Apache Hive compatibility

2024-03-01

Applies to: check marked yes Databricks Runtime

Apache Spark SQL in Azure Databricks is designed to be compatible with the Apache Hive, including metastore connectivity, SerDes, and UDFs.

SerDes and UDFs

Hive SerDes and UDFs are based on Hive 1.2.1.

Metastore connectivity

See External Apache Hive metastore (legacy) for information on how to connect Azure Databricks to an externally hosted Hive metastore.

Supported Hive features

Spark SQL supports the vast majority of Hive features, such as:

Hive query statements, including:
- SELECT
- GROUP BY
- ORDER BY
- CLUSTER BY
- SORT BY
All Hive expressions, including:
- Relational expressions (=, ⇔, ==, <>, <, >, >=, <=, etc)
- Arithmetic expressions (+, -, *, /, %, etc)
- Logical expressions (AND, &&, OR, ||, etc)
- Complex type constructors
- Mathematical expressions (sign, ln, cos, etc)
- String expressions (instr, length, printf, etc)
User defined functions (UDF)
User defined aggregation functions (UDAF)
User defined serialization formats (SerDes)
Window functions
Joins
- JOIN
- {LEFT|RIGHT|FULL} OUTER JOIN
- LEFT SEMI JOIN
- CROSS JOIN
Unions
Sub-queries
- SELECT col FROM ( SELECT a + b AS col from t1) t2
Sampling
Explain
Partitioned tables including dynamic partition insertion
View
Vast majority of DDL statements, including:
- CREATE TABLE
- CREATE TABLE AS SELECT
- ALTER TABLE
Most Hive data types, including:
- TINYINT
- SMALLINT
- INT
- BIGINT
- BOOLEAN
- FLOAT
- DOUBLE
- STRING
- BINARY
- TIMESTAMP
- DATE
- ARRAY<>
- MAP<>
- STRUCT<>

Unsupported Hive functionality

The following sections contain a list of Hive features that Spark SQL doesn't support. Most of these features are rarely used in Hive deployments.

Major Hive features

Writing to bucketed table created by Hive
ACID fine-grained updates

Esoteric Hive features

Union type
Unique join
Column statistics collecting: Spark SQL does not piggyback scans to collect column statistics at the moment and only supports populating the sizeInBytes field of the Hive metastore

Hive input and output formats

File format for CLI: For results showing back to the CLI, Spark SQL supports only TextOutputFormat
Hadoop archive

Hive optimizations

A handful of Hive optimizations are not included in Spark. Some of these (such as indexes) are less important due to Spark SQL's in-memory computational model.
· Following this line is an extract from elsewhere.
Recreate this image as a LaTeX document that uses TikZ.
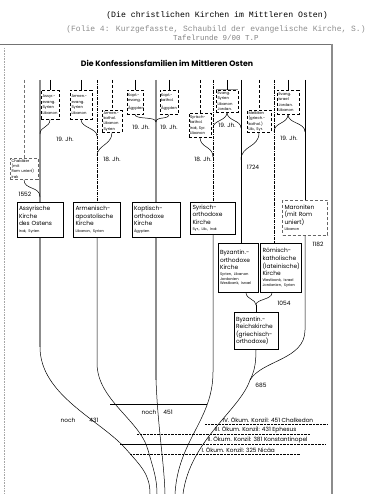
\documentclass[tikz,border=0pt]{standalone}
\usepackage{fontspec}
\newfontfamily\pop{Poppins}
\newfontfamily\tmono{Liberation Mono}
\newcommand{\sm}{\fontsize{3.7}{4.6}\selectfont}
\begin{document}
\begin{tikzpicture}[x=1pt,y=-1pt,
  mbox/.style={draw, line width=0.5pt, inner sep=2pt, align=left, anchor=north, font=\pop\fontsize{5.9}{7.6}\selectfont},
  sbox/.style={draw, densely dashed, line width=0.35pt, inner sep=1.2pt, align=left, anchor=north, font=\pop\fontsize{3.8}{5.4}\selectfont},
  lbl/.style={font=\pop\fontsize{5.9}{6.5}\selectfont, inner sep=0.5pt},
  ln/.style={line width=0.5pt},
  gln/.style={line width=1.1pt, black!45},
  cath/.style={line width=0.5pt, densely dashed},
  ddot/.style={line width=0.6pt, dash pattern=on 3pt off 1pt on 0.6pt off 1pt},
  council/.style={font=\pop\fontsize{5.8}{6.5}\selectfont, inner sep=0.5pt, anchor=south west},
  cline/.style={line width=0.4pt, densely dotted}
]
\useasboundingbox (0,0) rectangle (381,494);
% header
\node[font=\tmono\fontsize{8.2}{9}\selectfont] (h1) at (217,15) {(Die christlichen Kirchen im Mittleren Osten)};
\node[font=\tmono\fontsize{8}{9}\selectfont, text=black!45] (h2) at (216,29) {(Folie 4: Kurzgefasste, Schaubild der evangelische Kirche, S.)};
\node[font=\tmono\fontsize{7.5}{9}\selectfont, text=black!50] (h3) at (216,38) {Tafelrunde 9/00 T.P};
% frame
\draw[black!55, line width=0.9pt] (0,44) -- (332,44);
\draw[black!45, line width=1.2pt] (332,44) -- (332,494);
\draw[black!35, densely dotted, line width=0.6pt] (4,48) -- (4,494);
\node[font=\pop\bfseries\fontsize{7.8}{9}\selectfont] (title) at (167,63) {Die Konfessionsfamilien im Mittleren Osten};

% small boxes
\node[sbox, text width=25, minimum height=20, draw=black!60] (chald) at (24,158) {Chaldäer\\(mit\\\mbox{Rom uniert)}\\Irak};
\node[sbox, text width=15, minimum height=29] (assev) at (50,90) {Assyr.-\\evang.\\Syrien\\Libanon};
\node[sbox, text width=19, minimum height=29] (armev) at (81,90) {Armen.-\\evang.\\Syrien\\Libanon};
\node[sbox, text width=17, minimum height=22] (armkath) at (112,110) {Armen.-\\kathol.\\Libanon\\Syrien};
\node[sbox, text width=14, minimum height=24] (koptev) at (135,90) {Kopt.-\\evang.\\[2pt]Ägypten};
\node[sbox, text width=16, minimum height=24] (koptkath) at (169,90) {Kopt.-\\kathol.\\[2pt]Ägypten};
\node[sbox, text width=20, minimum height=24] (syrkath) at (200,113) {Syrisch-\\kathol.\\\mbox{Irak, Syr.}\\Libanon};
\node[sbox, text width=19, minimum height=22] (evsyr) at (227,90) {Evang.\\Syrien\\Libanon\\Jordan.};
\node[sbox, text width=21, minimum height=21] (melk) at (259,110) {Melkiten\\(griech.-\\kathol.)\\\mbox{Lib., Syr.}};
\node[sbox, text width=19, minimum height=24] (evisr) at (288,90) {Evang.\\Israel\\Jordan.\\Libanon};
\draw[black!45, line width=1pt] (evsyr.north west) -- (evsyr.north east);

% main boxes
\node[mbox, text width=42, minimum height=35] (assyr) at (40,202) {Assyrische\\Kirche\\\mbox{des Ostens}\\[-1pt]\mbox{\sm Irak, Syrien}};
\node[mbox, text width=43, minimum height=35] (armen) at (97,202) {Armenisch-\\apostolische\\Kirche\\[-1pt]\mbox{\sm Libanon, Syrien}};
\node[mbox, text width=44, minimum height=35] (kopt) at (156,202) {Koptisch-\\orthodoxe\\Kirche\\[-1pt]\mbox{\sm Ägypten}};
\node[mbox, text width=41, minimum height=32] (syr) at (213,202) {Syrisch-\\orthodoxe\\Kirche\\[-1pt]\mbox{\sm Syr., Lib., Irak}};
\node[mbox, text width=41, minimum height=35, densely dashed, draw=black!60] (maron) at (305,200) {Maroniten\\\mbox{(mit Rom}\\uniert)\\[-1pt]\mbox{\sm Libanon}};
\node[mbox, text width=36, minimum height=49] (byz) at (238,243) {Byzantin.-\\orthodoxe\\Kirche\\[-1.5pt]\mbox{\sm Syrien, Libanon}\\[-3pt]\mbox{\sm Jordanien}\\[-3pt]\mbox{\sm Westbank, Israel}};
\node[mbox, text width=37, minimum height=49, line width=0.8pt] (roman) at (281,243) {Römisch-\\katholische\\(lateinische)\\Kirche\\[-1.5pt]\mbox{\sm Westbank, Israel}\\[-3pt]\mbox{\sm Jordanien, Syrien}};
\node[mbox, text width=40, minimum height=37] (reich) at (256,312) {Byzantin.-\\Reichskirche\\\mbox{(griechisch-}\\orthodoxe)};

% top coordinates
\coordinate (tChald) at (24,80);
\coordinate (tAssyr) at (40,80);
\coordinate (tAssev) at (50,80);
\coordinate (tArmev) at (81,80);
\coordinate (tArmen) at (97,80);
\coordinate (tArmkath) at (112,80);
\coordinate (tKoptev) at (135,80);
\coordinate (tKopt) at (156,80);
\coordinate (tKoptkath) at (169,80);
\coordinate (tSyrkath) at (200,80);
\coordinate (tSyr) at (213,80);
\coordinate (tEvsyr) at (227,80);
\coordinate (tByz) at (241,80);
\coordinate (tMelk) at (259,80);
\coordinate (tRom) at (274,80);
\coordinate (tEvisr) at (288,80);
\coordinate (tMar) at (305,80);

% junction coordinates
\coordinate (jA) at (40,134);
\coordinate (jB) at (97,136);
\coordinate (jC) at (97,156);
\coordinate (jD) at (156,122);
\coordinate (jE) at (213,157);
\coordinate (jF1) at (213,128);
\coordinate (jF2) at (241,128);
\coordinate (jG) at (241,160);
\coordinate (jH1) at (274,132);
\coordinate (jH2) at (305,132);
\coordinate (j1552) at (40,197);
\coordinate (j1054) at (256,305);
\coordinate (j685) at (250,380);

% vertical top lines
\draw[cath, black!55] (tChald) -- (chald.north);
\draw[gln] (tAssyr) -- (assyr.north);
\draw[ln] (tAssev) -- (assev.north);
\draw[ln] (tArmev) -- (armev.north);
\draw[ddot] (tArmen) -- (armen.north);
\draw[cath] (tArmkath) -- (armkath.north);
\draw[ln] (tKoptev) -- (koptev.north);
\draw[gln] (tKopt) -- (kopt.north);
\draw[ln] (tKoptkath) -- (koptkath.north);
\draw[cath] (tSyrkath) -- (syrkath.north);
\draw[ddot] (tSyr) -- (syr.north);
\draw[ln] (tEvsyr) -- (evsyr.north);
\draw[ln] (tByz) -- (tByz |- byz.north);
\draw[cath] (tMelk) -- (melk.north);
\draw[ddot] (tRom) -- (tRom |- roman.north);
\draw[ln] (tEvisr) -- (evisr.north);
\draw[ln] (tMar) -- (maron.north);

% branch curves
\draw[ln] (chald.south) .. controls (24,190) and (40,186) .. (j1552);
\draw[ln] (assev.south) .. controls (50,128) and (40,126) .. (jA);
\draw[ln] (armev.south) .. controls (81,128) and (97,128) .. (jB);
\draw[ln] (armkath.south) .. controls (112,145) and (97,145) .. (jC);
\draw[ln] (koptev.south) .. controls (135,120) and (156,116) .. (jD);
\draw[ln] (koptkath.south) .. controls (169,120) and (156,116) .. (jD);
\draw[ln] (syrkath.south) .. controls (200,148) and (213,146) .. (jE);
\draw[ln] (evsyr.south) .. controls (227,121) and (213,120) .. (jF1);
\draw[ln] (evsyr.south) .. controls (227,121) and (241,120) .. (jF2);
\draw[ln] (melk.south) .. controls (259,148) and (241,145) .. (jG);
\draw[ln] (evisr.south) .. controls (288,124) and (274,122) .. (jH1);
\draw[ln] (evisr.south) .. controls (288,124) and (305,122) .. (jH2);

% lines below boxes
\coordinate (aB) at (40,347);
\coordinate (rB) at (97,363);
\coordinate (kB) at (156,380);
\coordinate (sB) at (213,372);
\coordinate (mB) at (305,330);
\draw[gln] (assyr.south) -- (aB);
\draw[ln] (aB) .. controls (40,395) and (100,420) .. (125,448) .. controls (142,467) and (150,475) .. (150,494);
\draw[ln] (armen.south) -- (rB) .. controls (97,400) and (140,420) .. (148,450) .. controls (153,468) and (157,478) .. (157,494);
\draw[gln] (kopt.south) -- (kB);
\draw[ln] (kB) .. controls (158,430) and (164,460) .. (165,494);
\draw[ln] (syr.south) -- (sB) .. controls (213,420) and (178,440) .. (175,494);
\draw[ln] (maron.south) -- (mB) .. controls (305,360) and (262,360) .. (j685);
\draw[ln] ([xshift=8pt]byz.south) .. controls +(0,7) and +(0,-6) .. (j1054);
\draw[ln] ([xshift=-9pt]roman.south) .. controls +(0,7) and +(0,-6) .. (j1054);
\draw[ln] (j1054) -- (reich.north);
\draw[ln] (reich.south) .. controls (256,365) and (254,372) .. (j685);
\draw[ln] (j685) .. controls (240,410) and (190,440) .. (183,494);

% council lines
\draw[ln] (110,404) -- (207,404);
\draw[ln] (120,444) -- (200,444);
\draw[cline] (200,444) -- (325,444);
\draw[cline] (205,424) -- (328,424);
\draw[cline] (137,434) -- (310,434);
\draw[cline] (130,454) -- (300,454);
\node[council] (c4) at (222,423.5) {IV. Ökum. Konzil: 451 Chalkedon};
\node[council] (c3) at (214,433.5) {III. Ökum. Konzil: 431 Ephesus};
\node[council] (c2) at (207,443.5) {II. Ökum. Konzil: 381 Konstantinopel};
\node[council] (c1) at (201,453.5) {I. Ökum. Konzil: 325 Nicäa};

% labels
\node[lbl] (l19a) at (65,139) {19. Jh.};
\node[lbl] (l19b) at (141,127) {19. Jh.};
\node[lbl] (l19c) at (169,127) {19. Jh.};
\node[lbl] (l19d) at (227,125) {19. Jh.};
\node[lbl] (l19e) at (289,138) {19. Jh.};
\node[lbl] (l18a) at (112,159) {18. Jh.};
\node[lbl] (l18b) at (203,159) {18. Jh.};
\node[lbl] (l1724) at (253,167) {1724};
\node[lbl] (l1552) at (25,194) {1552};
\node[lbl] (l1182) at (318,244) {1182};
\node[lbl] (l1054) at (284,303) {1054};
\node[lbl] (l685) at (261,385) {685};
\node[lbl] (n431a) at (68,420) {noch};
\node[lbl] (n431b) at (94,420) {431};
\node[lbl] (n451a) at (149,412) {noch};
\node[lbl] (n451b) at (168,412) {451};
\end{tikzpicture}
\end{document}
Block level bitmap indexes and virtual columns (used to build indexes).
Automatically determine the number of reducers for joins and groupbys: In Spark SQL, you need to control the degree of parallelism post-shuffle using SET spark.sql.shuffle.partitions=[num_tasks];.
Skew data flag: Spark SQL does not follow the skew data flag in Hive.
STREAMTABLE hint in join: Spark SQL does not follow the STREAMTABLE hint.
Merge multiple small files for query results: if the result output contains multiple small files, Hive can optionally merge the small files into fewer large files to avoid overflowing the HDFS metadata. Spark SQL does not support that.